→ Information shown

***

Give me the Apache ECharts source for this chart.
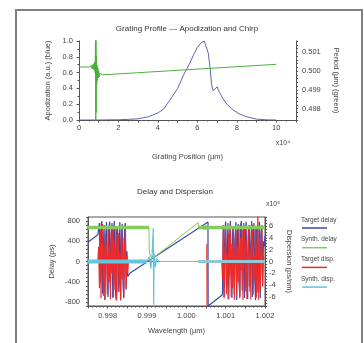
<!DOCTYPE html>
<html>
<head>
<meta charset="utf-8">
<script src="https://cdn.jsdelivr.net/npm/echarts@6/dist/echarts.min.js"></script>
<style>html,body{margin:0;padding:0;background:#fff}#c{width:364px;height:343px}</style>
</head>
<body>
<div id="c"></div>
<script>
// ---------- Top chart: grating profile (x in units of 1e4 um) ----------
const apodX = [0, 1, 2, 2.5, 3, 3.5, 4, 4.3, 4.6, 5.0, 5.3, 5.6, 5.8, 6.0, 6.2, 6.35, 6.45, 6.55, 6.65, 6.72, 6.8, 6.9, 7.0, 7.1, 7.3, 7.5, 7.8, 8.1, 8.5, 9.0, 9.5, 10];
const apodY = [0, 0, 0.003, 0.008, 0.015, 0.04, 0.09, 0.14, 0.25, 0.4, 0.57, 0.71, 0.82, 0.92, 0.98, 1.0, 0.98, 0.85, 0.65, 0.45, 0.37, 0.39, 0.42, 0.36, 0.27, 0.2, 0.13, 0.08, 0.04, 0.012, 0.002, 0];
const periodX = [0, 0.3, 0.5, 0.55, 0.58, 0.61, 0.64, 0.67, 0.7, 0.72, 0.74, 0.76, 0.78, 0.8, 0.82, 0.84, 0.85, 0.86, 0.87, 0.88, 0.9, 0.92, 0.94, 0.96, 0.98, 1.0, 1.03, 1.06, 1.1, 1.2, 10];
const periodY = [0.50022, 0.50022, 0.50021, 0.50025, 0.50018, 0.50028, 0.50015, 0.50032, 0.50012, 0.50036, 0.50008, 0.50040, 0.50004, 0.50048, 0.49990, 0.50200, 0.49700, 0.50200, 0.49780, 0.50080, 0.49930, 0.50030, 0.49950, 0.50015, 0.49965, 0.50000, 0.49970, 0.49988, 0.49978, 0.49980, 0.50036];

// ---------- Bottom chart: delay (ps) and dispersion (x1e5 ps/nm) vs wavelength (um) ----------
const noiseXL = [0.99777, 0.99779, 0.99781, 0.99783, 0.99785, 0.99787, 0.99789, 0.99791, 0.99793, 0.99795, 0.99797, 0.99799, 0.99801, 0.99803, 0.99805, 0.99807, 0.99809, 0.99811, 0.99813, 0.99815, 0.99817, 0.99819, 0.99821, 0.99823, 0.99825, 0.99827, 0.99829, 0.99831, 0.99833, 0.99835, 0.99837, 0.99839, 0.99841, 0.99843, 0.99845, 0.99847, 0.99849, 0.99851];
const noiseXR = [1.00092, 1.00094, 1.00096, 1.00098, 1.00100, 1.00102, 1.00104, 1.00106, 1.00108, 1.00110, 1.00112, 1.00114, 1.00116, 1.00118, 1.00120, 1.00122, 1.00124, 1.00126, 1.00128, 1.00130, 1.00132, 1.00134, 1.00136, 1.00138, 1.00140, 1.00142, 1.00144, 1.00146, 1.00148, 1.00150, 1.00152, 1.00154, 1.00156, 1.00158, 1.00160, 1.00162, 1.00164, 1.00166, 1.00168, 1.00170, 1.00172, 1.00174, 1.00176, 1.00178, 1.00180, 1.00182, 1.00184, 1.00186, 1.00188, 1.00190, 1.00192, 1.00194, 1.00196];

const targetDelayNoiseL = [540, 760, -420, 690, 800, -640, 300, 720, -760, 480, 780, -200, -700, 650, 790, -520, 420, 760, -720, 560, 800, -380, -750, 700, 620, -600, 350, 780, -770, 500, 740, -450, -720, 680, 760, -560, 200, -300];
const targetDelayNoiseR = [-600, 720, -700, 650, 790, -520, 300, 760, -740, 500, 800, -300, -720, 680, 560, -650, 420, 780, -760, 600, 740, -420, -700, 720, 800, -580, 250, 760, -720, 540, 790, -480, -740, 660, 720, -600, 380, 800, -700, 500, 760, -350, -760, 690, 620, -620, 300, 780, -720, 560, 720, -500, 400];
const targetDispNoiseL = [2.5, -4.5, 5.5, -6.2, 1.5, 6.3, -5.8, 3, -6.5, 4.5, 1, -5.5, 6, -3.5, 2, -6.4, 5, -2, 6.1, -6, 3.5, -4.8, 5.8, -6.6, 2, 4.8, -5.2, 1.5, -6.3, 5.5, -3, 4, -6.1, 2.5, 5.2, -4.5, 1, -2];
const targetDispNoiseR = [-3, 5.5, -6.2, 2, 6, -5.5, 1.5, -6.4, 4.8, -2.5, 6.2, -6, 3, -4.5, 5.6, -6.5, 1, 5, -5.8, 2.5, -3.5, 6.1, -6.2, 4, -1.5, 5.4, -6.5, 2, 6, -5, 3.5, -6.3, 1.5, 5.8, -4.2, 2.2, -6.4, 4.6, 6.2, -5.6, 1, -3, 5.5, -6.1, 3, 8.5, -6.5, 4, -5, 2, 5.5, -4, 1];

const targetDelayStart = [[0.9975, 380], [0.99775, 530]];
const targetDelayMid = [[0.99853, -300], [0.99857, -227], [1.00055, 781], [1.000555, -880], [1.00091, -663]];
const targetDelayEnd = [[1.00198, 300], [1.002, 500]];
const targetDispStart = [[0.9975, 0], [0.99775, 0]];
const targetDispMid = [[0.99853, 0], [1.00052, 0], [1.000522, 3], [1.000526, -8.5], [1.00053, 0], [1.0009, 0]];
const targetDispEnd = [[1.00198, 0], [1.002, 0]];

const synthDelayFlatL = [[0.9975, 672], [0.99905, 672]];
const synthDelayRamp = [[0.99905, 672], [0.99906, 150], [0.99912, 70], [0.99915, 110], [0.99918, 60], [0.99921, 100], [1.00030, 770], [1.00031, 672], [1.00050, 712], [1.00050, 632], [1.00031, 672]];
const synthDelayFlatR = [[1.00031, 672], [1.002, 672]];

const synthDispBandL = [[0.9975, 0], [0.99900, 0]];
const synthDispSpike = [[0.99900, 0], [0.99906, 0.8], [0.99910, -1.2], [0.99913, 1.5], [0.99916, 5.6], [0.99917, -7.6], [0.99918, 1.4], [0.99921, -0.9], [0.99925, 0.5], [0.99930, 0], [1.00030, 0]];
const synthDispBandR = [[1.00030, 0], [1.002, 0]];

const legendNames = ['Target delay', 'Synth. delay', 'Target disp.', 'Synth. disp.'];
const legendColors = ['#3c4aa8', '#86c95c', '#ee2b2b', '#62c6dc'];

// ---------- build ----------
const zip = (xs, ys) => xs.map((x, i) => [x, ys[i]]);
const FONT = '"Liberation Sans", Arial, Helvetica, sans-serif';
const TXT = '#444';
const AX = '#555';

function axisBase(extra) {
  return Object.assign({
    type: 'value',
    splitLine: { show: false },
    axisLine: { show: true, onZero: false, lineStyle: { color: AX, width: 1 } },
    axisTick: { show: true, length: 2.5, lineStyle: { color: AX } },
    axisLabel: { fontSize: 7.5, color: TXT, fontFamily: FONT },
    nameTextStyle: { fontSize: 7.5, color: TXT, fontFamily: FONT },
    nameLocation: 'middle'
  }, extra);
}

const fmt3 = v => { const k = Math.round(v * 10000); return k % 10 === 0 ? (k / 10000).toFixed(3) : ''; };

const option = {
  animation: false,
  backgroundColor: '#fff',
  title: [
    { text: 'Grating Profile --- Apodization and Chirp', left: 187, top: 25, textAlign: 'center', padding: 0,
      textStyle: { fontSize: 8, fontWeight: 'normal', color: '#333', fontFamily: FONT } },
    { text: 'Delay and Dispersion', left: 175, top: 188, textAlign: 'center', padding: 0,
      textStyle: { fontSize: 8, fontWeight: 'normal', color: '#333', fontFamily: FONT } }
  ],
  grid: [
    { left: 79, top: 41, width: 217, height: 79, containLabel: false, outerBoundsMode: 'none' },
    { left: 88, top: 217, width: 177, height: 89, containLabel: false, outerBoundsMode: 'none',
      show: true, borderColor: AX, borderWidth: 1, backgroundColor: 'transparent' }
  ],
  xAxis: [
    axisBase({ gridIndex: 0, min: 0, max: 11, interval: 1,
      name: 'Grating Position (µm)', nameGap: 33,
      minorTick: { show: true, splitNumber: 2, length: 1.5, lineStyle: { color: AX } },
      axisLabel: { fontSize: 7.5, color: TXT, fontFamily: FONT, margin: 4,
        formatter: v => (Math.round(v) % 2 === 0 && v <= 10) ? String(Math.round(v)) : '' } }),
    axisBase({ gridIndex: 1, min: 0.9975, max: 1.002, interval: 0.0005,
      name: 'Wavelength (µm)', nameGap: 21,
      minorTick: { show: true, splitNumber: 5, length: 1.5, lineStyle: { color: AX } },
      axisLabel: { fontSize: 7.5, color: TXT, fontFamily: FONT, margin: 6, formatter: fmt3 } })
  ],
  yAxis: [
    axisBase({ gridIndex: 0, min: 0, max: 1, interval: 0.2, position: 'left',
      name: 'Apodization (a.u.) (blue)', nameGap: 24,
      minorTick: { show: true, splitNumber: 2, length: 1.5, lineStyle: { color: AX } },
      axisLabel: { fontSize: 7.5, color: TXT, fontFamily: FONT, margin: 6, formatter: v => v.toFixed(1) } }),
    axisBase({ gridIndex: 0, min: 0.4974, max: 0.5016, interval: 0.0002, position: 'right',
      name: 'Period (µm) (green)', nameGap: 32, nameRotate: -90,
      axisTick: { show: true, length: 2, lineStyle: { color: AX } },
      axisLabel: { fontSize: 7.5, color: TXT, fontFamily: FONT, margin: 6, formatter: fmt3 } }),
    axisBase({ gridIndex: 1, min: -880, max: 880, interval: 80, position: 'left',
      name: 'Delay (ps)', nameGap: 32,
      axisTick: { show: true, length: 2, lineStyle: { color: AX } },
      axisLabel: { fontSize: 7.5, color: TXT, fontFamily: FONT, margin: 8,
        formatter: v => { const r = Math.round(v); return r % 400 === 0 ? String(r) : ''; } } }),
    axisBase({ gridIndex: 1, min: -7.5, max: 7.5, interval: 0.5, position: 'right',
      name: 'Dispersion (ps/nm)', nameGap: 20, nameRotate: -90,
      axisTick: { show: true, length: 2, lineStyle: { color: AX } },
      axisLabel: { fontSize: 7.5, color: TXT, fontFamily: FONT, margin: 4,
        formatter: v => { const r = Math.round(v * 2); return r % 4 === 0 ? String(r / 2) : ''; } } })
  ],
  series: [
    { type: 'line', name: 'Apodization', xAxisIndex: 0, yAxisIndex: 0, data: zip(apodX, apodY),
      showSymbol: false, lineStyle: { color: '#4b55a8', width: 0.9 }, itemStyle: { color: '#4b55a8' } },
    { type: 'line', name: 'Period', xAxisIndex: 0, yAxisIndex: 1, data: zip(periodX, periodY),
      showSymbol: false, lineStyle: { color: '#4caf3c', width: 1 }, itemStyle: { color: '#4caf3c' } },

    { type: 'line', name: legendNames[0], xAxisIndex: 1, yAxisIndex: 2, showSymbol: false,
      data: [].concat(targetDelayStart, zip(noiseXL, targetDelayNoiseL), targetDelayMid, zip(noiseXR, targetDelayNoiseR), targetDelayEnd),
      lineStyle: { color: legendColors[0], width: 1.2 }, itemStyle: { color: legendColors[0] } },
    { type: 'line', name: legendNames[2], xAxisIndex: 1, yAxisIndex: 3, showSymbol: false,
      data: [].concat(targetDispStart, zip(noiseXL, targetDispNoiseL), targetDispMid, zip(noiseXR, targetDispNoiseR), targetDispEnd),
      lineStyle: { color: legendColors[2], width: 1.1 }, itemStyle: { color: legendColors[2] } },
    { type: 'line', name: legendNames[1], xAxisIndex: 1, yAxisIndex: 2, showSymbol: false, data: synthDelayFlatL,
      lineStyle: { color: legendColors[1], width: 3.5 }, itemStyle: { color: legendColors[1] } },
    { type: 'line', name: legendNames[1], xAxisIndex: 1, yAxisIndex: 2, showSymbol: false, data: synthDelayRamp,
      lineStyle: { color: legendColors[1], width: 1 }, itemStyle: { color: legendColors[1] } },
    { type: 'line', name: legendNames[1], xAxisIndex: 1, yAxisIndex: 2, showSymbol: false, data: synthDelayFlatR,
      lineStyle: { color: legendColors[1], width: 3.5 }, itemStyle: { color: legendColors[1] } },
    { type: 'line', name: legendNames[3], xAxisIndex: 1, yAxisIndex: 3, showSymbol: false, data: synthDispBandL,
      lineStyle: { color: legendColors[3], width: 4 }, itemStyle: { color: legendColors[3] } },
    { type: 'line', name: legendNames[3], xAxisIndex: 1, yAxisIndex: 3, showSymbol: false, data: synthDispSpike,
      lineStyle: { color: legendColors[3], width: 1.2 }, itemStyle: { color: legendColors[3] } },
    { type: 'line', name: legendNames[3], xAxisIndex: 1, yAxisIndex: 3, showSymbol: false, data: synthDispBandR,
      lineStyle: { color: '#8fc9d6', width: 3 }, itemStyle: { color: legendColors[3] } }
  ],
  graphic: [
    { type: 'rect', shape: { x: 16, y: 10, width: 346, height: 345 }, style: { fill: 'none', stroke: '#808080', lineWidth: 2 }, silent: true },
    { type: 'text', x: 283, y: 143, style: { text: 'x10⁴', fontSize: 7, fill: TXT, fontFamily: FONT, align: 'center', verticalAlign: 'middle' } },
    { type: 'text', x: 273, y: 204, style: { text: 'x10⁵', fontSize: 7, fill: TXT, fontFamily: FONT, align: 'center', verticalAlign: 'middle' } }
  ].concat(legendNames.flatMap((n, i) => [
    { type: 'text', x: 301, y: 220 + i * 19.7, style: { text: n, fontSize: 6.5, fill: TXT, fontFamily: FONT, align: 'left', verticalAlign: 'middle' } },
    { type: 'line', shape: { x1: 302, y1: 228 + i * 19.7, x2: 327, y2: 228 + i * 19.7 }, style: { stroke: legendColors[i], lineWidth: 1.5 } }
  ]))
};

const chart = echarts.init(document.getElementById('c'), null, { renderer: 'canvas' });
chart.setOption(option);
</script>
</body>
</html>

***

→ What the task asks
Repeat, with no pictures, each line from the beginning of the data through the line containing "0.49978, 0.49980, 0.50036];", inclusive.

→ The output
Give me the Apache ECharts source for this chart.
<!DOCTYPE html>
<html>
<head>
<meta charset="utf-8">
<script src="https://cdn.jsdelivr.net/npm/echarts@6/dist/echarts.min.js"></script>
<style>html,body{margin:0;padding:0;background:#fff}#c{width:364px;height:343px}</style>
</head>
<body>
<div id="c"></div>
<script>
// ---------- Top chart: grating profile (x in units of 1e4 um) ----------
const apodX = [0, 1, 2, 2.5, 3, 3.5, 4, 4.3, 4.6, 5.0, 5.3, 5.6, 5.8, 6.0, 6.2, 6.35, 6.45, 6.55, 6.65, 6.72, 6.8, 6.9, 7.0, 7.1, 7.3, 7.5, 7.8, 8.1, 8.5, 9.0, 9.5, 10];
const apodY = [0, 0, 0.003, 0.008, 0.015, 0.04, 0.09, 0.14, 0.25, 0.4, 0.57, 0.71, 0.82, 0.92, 0.98, 1.0, 0.98, 0.85, 0.65, 0.45, 0.37, 0.39, 0.42, 0.36, 0.27, 0.2, 0.13, 0.08, 0.04, 0.012, 0.002, 0];
const periodX = [0, 0.3, 0.5, 0.55, 0.58, 0.61, 0.64, 0.67, 0.7, 0.72, 0.74, 0.76, 0.78, 0.8, 0.82, 0.84, 0.85, 0.86, 0.87, 0.88, 0.9, 0.92, 0.94, 0.96, 0.98, 1.0, 1.03, 1.06, 1.1, 1.2, 10];
const periodY = [0.50022, 0.50022, 0.50021, 0.50025, 0.50018, 0.50028, 0.50015, 0.50032, 0.50012, 0.50036, 0.50008, 0.50040, 0.50004, 0.50048, 0.49990, 0.50200, 0.49700, 0.50200, 0.49780, 0.50080, 0.49930, 0.50030, 0.49950, 0.50015, 0.49965, 0.50000, 0.49970, 0.49988, 0.49978, 0.49980, 0.50036];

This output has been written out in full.